**Request:**
Only the number is wanted: how many lines contain the string "LaTeX"?

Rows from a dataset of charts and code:
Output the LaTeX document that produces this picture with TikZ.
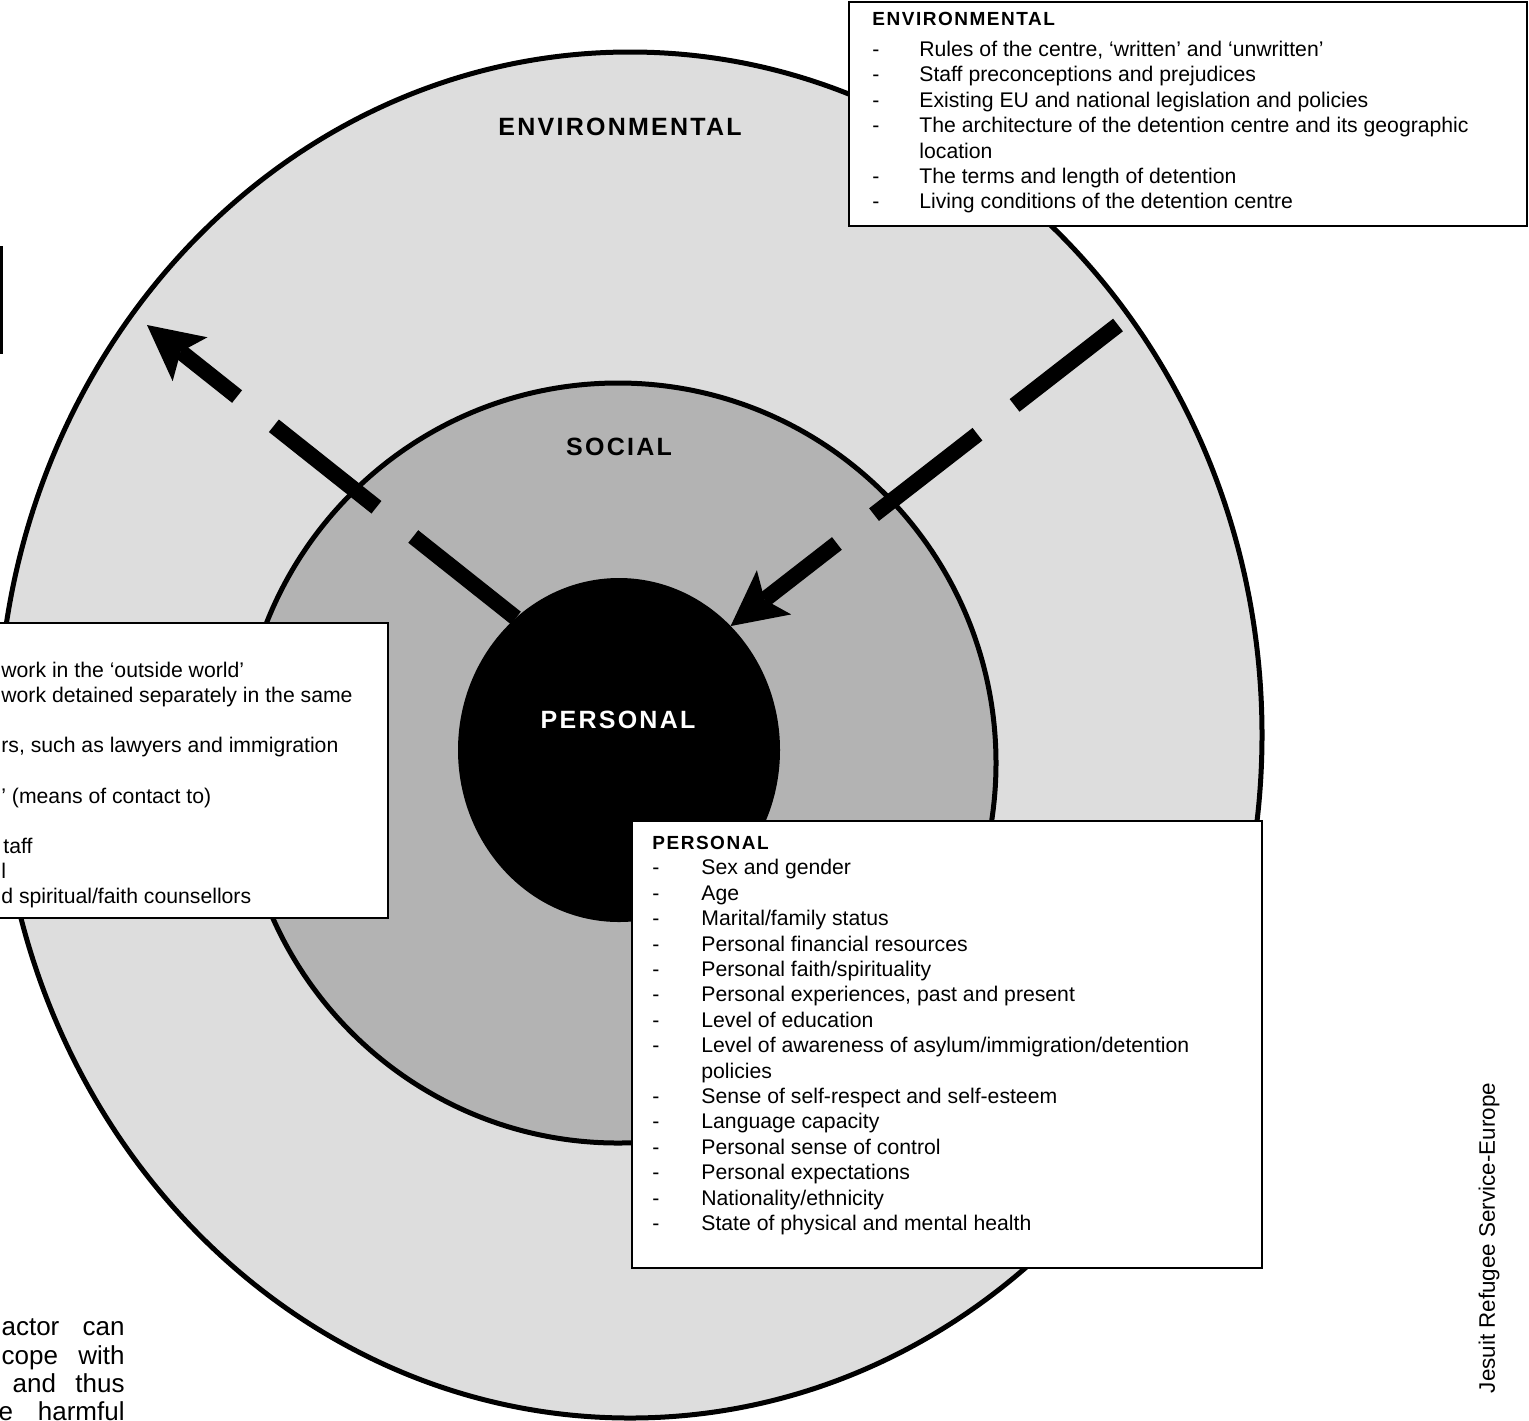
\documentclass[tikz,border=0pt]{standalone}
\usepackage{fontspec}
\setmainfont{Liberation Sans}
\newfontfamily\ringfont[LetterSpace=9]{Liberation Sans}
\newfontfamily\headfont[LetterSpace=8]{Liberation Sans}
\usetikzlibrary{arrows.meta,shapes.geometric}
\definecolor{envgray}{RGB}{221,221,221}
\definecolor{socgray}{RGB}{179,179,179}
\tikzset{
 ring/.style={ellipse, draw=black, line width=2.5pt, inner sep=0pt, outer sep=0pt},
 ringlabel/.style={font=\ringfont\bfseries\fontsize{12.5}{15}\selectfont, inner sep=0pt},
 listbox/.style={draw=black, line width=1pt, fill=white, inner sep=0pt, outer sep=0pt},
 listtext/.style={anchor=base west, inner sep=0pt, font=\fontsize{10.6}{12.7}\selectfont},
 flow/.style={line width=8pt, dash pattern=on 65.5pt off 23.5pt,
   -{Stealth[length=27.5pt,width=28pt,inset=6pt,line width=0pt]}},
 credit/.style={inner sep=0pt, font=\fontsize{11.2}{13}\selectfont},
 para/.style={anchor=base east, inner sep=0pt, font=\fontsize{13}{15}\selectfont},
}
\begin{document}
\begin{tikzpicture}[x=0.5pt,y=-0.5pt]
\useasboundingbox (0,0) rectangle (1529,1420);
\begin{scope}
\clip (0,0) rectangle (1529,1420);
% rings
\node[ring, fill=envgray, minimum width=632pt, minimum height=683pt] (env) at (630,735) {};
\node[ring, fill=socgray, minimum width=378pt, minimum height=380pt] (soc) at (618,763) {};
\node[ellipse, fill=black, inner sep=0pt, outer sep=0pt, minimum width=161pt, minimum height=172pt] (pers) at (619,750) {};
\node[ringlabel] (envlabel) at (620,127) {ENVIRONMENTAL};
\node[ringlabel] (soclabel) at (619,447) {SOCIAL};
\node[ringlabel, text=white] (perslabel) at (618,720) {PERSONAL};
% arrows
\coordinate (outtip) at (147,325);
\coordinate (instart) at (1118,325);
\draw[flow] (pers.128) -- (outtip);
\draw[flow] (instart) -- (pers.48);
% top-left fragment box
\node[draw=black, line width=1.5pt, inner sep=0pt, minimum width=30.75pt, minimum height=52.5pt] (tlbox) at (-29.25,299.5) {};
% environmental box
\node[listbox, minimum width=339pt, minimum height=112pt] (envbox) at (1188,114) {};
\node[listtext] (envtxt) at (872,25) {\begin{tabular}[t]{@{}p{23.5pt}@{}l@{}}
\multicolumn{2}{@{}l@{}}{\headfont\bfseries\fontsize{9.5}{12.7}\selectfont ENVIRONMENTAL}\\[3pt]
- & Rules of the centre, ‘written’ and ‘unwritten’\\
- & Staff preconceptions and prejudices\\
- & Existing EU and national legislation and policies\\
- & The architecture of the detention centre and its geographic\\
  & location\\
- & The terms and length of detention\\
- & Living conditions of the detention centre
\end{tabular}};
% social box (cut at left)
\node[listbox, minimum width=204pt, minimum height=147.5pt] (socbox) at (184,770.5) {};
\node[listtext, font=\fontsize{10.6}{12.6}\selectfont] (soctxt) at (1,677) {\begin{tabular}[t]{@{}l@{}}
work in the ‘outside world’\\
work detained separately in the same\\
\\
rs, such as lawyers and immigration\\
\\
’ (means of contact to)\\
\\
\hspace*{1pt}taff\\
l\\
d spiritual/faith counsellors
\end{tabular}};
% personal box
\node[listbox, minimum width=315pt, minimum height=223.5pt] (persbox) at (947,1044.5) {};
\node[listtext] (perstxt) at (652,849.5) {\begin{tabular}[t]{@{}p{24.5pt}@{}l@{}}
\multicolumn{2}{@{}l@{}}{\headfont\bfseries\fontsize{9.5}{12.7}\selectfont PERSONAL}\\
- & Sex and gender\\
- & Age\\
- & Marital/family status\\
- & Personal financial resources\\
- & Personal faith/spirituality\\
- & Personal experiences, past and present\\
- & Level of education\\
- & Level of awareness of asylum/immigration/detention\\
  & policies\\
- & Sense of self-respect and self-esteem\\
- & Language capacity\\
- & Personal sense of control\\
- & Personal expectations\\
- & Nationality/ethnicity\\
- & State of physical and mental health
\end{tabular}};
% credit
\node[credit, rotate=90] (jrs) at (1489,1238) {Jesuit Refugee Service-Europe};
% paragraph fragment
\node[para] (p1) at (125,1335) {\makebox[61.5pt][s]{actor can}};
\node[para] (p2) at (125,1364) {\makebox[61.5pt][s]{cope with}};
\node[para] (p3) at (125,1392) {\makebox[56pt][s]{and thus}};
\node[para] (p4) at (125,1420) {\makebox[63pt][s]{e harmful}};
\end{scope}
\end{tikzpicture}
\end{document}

* * *

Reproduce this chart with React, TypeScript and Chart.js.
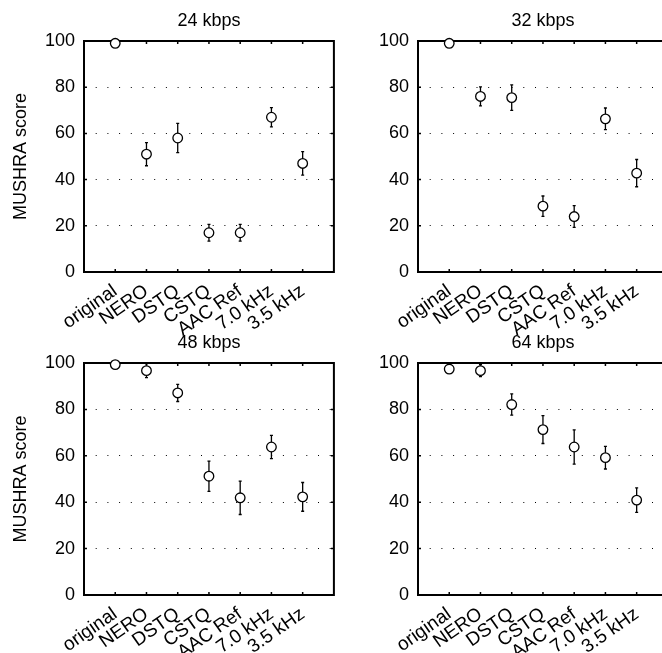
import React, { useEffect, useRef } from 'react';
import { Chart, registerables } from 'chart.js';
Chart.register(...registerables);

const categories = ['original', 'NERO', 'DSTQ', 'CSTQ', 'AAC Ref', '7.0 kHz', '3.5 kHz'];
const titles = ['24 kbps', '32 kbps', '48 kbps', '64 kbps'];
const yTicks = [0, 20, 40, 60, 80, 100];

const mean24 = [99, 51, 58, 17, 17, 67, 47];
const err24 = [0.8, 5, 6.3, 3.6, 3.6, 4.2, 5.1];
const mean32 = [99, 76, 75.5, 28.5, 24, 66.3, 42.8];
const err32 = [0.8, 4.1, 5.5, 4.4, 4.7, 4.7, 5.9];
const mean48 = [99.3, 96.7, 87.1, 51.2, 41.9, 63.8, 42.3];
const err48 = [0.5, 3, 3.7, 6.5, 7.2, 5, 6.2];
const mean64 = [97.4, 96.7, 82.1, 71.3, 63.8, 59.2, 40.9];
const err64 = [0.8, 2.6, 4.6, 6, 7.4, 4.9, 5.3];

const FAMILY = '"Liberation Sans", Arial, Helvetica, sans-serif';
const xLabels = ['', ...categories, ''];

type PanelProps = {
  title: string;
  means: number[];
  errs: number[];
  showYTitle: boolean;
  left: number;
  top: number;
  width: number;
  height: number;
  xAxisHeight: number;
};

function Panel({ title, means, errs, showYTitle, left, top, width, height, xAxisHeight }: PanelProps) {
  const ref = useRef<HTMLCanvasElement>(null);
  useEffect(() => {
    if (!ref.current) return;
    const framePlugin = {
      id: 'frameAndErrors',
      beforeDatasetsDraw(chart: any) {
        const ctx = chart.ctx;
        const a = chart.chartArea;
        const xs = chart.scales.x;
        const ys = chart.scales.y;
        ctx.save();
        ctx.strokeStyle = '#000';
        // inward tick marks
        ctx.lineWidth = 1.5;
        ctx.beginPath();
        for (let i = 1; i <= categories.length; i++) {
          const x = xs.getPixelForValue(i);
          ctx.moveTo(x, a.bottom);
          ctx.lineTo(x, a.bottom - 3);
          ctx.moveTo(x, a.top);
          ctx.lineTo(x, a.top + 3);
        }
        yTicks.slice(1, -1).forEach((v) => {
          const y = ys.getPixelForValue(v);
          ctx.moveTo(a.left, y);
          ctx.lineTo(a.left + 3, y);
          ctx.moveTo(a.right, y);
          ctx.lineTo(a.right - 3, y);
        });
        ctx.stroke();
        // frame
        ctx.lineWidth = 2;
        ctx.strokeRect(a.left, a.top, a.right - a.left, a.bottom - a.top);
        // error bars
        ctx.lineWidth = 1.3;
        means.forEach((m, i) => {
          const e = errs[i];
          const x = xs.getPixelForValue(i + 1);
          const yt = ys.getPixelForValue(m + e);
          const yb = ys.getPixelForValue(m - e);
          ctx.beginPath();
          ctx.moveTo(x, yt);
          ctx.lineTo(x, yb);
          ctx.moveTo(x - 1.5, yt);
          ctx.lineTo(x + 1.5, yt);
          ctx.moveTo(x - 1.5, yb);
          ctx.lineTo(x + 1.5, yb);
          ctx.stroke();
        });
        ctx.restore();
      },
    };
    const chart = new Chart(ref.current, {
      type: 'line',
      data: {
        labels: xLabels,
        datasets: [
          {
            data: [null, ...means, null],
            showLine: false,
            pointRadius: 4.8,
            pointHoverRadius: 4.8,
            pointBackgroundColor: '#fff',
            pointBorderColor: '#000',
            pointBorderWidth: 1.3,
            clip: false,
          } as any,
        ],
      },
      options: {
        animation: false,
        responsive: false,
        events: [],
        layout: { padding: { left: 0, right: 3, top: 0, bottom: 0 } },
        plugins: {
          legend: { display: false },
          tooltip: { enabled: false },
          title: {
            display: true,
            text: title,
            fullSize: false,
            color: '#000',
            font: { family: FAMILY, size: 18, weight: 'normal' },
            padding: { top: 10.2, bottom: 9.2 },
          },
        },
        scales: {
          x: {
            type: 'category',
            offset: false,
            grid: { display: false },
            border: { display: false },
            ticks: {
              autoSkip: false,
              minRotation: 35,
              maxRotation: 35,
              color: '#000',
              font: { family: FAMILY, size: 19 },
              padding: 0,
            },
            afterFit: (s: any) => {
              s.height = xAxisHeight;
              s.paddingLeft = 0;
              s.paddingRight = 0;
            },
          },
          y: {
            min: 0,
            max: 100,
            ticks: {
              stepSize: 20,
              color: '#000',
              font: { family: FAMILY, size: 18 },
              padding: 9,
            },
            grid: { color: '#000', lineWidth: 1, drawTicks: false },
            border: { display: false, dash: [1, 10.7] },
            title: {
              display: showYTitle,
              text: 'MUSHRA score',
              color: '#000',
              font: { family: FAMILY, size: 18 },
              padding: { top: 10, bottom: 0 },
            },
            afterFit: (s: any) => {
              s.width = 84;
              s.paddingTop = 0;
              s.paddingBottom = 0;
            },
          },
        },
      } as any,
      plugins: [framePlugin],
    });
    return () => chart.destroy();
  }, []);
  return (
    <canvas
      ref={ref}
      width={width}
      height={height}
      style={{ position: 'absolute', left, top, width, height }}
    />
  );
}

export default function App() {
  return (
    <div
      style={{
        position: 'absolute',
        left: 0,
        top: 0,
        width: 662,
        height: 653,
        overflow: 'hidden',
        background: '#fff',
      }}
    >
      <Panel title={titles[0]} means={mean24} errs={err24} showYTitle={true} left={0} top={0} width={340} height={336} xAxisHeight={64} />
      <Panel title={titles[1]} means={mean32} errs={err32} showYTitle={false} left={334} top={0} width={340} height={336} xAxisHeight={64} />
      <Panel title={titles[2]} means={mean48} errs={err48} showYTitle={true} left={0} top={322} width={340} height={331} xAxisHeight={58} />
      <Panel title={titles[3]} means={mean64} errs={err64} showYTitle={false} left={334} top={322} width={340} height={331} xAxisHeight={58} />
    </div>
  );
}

---

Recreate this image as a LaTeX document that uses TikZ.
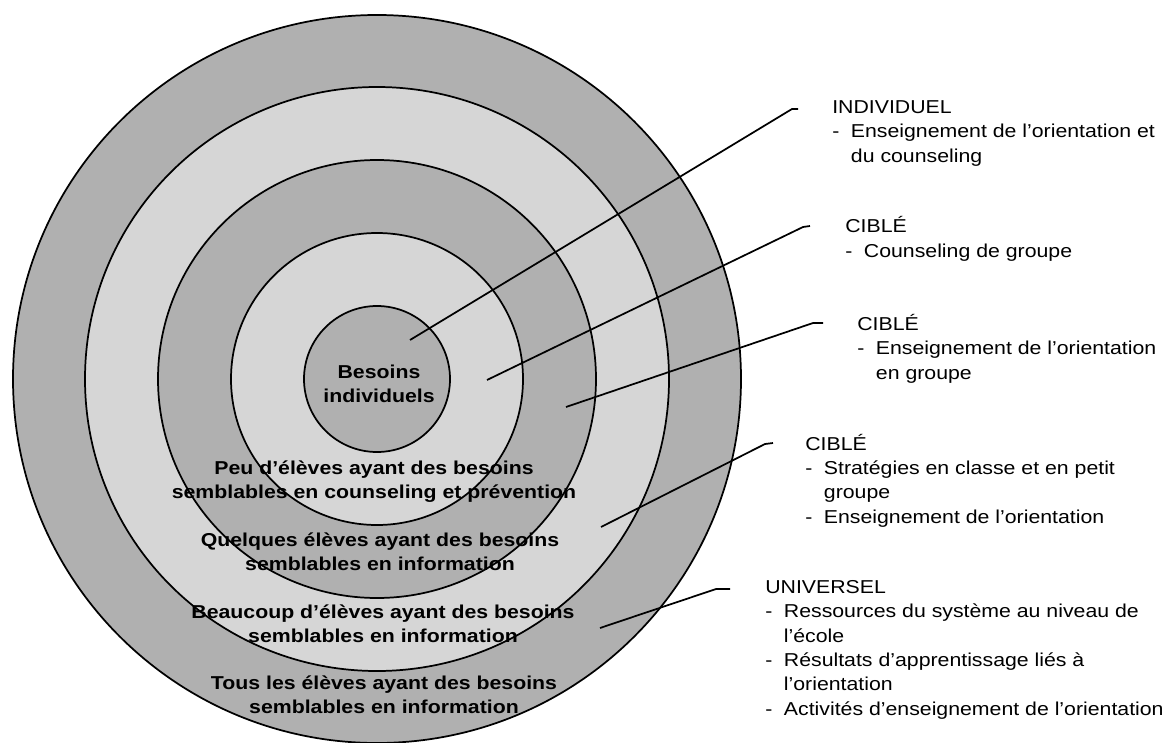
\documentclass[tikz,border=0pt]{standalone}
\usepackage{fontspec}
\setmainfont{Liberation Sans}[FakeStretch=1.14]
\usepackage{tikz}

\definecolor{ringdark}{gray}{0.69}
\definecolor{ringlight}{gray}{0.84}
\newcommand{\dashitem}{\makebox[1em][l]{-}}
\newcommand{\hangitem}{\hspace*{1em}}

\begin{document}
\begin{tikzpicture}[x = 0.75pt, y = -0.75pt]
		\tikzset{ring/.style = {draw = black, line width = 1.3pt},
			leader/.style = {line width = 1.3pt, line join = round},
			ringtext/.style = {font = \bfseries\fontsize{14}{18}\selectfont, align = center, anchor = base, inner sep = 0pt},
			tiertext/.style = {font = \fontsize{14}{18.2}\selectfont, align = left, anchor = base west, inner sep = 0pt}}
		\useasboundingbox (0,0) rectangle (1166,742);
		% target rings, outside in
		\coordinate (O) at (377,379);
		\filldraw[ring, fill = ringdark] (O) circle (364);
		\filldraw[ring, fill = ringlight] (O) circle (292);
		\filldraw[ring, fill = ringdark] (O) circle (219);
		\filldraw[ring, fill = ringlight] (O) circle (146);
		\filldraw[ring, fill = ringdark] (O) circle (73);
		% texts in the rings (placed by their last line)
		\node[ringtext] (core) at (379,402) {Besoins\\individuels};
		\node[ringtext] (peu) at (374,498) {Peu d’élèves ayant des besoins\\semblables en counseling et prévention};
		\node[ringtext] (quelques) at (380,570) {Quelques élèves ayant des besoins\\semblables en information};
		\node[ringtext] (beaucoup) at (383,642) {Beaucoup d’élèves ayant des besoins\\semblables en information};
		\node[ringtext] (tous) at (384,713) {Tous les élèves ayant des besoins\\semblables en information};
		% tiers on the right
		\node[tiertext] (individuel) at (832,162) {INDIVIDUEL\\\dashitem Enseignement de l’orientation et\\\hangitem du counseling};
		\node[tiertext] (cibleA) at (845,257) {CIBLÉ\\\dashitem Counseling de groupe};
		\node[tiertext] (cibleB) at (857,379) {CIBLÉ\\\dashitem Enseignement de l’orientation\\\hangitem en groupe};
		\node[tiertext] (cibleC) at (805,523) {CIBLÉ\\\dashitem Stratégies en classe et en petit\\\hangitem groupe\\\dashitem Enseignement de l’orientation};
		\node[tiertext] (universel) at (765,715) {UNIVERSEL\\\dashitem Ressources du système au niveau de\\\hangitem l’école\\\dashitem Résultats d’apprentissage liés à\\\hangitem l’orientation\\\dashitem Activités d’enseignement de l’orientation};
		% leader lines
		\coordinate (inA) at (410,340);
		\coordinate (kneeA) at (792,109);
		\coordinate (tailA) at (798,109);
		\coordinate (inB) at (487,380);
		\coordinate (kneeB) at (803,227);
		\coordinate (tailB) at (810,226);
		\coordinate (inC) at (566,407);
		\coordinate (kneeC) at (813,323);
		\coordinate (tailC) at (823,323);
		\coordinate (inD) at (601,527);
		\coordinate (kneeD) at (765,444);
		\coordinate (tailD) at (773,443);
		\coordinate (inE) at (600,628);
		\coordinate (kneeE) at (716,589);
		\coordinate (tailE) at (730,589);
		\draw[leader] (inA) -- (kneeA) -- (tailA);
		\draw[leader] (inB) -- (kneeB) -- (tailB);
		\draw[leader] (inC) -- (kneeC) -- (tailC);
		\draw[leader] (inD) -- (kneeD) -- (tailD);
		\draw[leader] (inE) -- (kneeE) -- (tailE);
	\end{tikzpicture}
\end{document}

**Response for this exercise:**
2